We were thus spared the presence of these two hate-mongers at a so-called ‘Sharia for Pakistan conference’ that was announced to be held at Lal Masjid today after the Khateeb of the mosque announced he had nothing to do with the project that had the following agenda: 1) The Kufr Constitution of Pakistan; 2) Declaration of Fatwa on Malala; 3) MA Jinnah, The Traitor of Islam; 4) The Apostasy of Asif Ali Zardari; and 5) The Transformation of Pakistan under the Sharia.
The poster that appeared in Islamabad and on the Internet was something to behold. In the background, the Quaid’s mausoleum had a sniper’s cross-hairs on it; in the foreground the Quaid; President Zardari; and Malala were seen engulfed in flames. And Anjem Choudary says he is in the UK to ‘civilise’ people! Disgusting creature.
However, all’s well that ends well, and thank the Lord we don’t have to see the ugly spectacle of this cursed conference. Let us then end on a light note, but which holds a warning for those who leap before thinking of the consequences.
As the story goes, when Progressive Papers Limited (PPL) was run by Mian Iftikharuddin and Syed Ameer Hussain Shah was its Managing Director; Faiz Ahmed Faiz was Chief Editor and Mazhar Ali Khan, Editor of its flagship English paper the Pakistan Times, someone mischievously wrote on the bathroom wall: “Anwar Ali khood aik cartoon hein”. Anwar Ali Sahib was the legendary cartoonist at the paper whose ‘Nanna’ used to appear on the front page every day.

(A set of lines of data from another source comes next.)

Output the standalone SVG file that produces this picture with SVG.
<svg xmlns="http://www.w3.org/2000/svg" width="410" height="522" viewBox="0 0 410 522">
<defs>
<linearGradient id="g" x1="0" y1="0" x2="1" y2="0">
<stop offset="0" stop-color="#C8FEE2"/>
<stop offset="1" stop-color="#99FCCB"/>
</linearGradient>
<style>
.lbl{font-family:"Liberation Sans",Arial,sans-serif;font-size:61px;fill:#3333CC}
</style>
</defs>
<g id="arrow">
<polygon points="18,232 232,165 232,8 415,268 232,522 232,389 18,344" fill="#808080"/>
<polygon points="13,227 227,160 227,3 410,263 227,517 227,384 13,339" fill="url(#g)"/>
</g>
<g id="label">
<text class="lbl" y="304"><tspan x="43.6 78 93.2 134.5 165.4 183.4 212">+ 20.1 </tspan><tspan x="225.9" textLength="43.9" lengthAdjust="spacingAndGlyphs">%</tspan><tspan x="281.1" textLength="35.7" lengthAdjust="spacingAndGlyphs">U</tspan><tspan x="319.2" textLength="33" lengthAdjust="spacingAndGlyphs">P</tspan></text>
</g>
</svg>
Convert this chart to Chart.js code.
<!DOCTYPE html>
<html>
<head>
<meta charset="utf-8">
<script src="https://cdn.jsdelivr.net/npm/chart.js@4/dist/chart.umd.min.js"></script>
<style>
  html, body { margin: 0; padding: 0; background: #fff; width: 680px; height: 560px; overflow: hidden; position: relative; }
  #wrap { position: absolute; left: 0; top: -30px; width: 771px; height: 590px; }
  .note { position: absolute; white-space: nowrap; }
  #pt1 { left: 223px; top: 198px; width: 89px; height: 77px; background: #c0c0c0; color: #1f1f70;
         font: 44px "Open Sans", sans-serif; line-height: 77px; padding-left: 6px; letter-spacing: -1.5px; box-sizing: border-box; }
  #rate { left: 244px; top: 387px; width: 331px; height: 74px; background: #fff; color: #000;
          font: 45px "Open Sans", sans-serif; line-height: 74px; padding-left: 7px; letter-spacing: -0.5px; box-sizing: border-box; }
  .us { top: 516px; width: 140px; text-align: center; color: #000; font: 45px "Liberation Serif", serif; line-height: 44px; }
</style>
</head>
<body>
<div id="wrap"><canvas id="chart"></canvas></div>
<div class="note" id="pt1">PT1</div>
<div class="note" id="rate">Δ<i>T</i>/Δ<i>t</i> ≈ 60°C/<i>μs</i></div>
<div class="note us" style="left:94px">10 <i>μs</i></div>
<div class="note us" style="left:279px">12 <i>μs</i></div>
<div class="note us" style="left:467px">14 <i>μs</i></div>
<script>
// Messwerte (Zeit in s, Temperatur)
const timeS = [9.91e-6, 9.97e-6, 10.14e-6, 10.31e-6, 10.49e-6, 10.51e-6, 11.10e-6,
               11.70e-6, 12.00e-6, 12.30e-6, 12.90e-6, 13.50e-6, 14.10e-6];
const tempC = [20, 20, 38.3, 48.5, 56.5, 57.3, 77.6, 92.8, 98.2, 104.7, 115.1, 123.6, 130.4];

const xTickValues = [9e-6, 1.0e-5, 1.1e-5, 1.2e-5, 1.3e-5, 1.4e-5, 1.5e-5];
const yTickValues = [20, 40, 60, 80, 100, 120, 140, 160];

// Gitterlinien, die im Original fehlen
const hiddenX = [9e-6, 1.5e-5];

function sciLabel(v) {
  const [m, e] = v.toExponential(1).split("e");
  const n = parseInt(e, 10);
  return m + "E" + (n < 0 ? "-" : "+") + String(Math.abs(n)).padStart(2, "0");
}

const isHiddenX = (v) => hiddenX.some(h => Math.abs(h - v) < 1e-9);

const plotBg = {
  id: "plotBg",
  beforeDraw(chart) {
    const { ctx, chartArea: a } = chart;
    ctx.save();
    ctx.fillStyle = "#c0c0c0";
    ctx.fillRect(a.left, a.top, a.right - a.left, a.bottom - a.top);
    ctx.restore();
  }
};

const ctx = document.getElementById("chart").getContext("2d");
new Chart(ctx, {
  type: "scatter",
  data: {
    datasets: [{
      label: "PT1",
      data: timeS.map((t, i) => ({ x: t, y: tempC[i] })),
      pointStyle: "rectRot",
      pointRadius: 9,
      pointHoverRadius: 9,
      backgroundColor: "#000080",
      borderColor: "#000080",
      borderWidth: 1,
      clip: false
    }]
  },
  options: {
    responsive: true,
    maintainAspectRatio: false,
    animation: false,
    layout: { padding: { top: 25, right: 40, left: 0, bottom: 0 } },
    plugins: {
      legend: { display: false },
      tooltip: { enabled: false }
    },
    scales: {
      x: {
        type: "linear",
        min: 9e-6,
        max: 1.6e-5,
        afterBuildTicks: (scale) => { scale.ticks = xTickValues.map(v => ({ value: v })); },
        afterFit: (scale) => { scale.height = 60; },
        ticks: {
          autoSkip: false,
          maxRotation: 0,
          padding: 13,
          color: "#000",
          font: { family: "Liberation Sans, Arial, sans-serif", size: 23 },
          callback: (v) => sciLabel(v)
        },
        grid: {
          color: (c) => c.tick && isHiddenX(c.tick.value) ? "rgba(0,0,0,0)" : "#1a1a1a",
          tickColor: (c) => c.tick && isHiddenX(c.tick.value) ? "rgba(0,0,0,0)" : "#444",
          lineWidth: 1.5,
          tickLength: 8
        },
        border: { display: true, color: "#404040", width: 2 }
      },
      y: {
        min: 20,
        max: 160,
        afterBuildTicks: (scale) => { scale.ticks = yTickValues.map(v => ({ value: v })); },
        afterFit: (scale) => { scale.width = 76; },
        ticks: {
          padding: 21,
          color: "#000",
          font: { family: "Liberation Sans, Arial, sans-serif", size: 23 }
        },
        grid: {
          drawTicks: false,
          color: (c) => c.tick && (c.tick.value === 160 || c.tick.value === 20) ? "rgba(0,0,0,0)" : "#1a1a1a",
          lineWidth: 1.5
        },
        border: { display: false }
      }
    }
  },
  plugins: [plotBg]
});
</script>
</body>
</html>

An angry Anwar Sahib went to the MD and demanded that every person working on his floor should be summoned and asked to write the offending words on a piece of paper and he would then identify the culprit. Shah Sahib replied that whilst very few people might have read the graffiti which he would order removed immediately, why ask 60 more people to write the offending words so that even those who might not have read them would know what was written in the bathroom? But Anwar Sahib insisted.
The front page of The News (November 29) carries in bold letters the bad names used for “respected and revered personalities in the judiciary” in the press/electronic media. Akin to what happened at the Pakistan Times so many years ago, no?
Published in The Express Tribune, November 30th, 2012.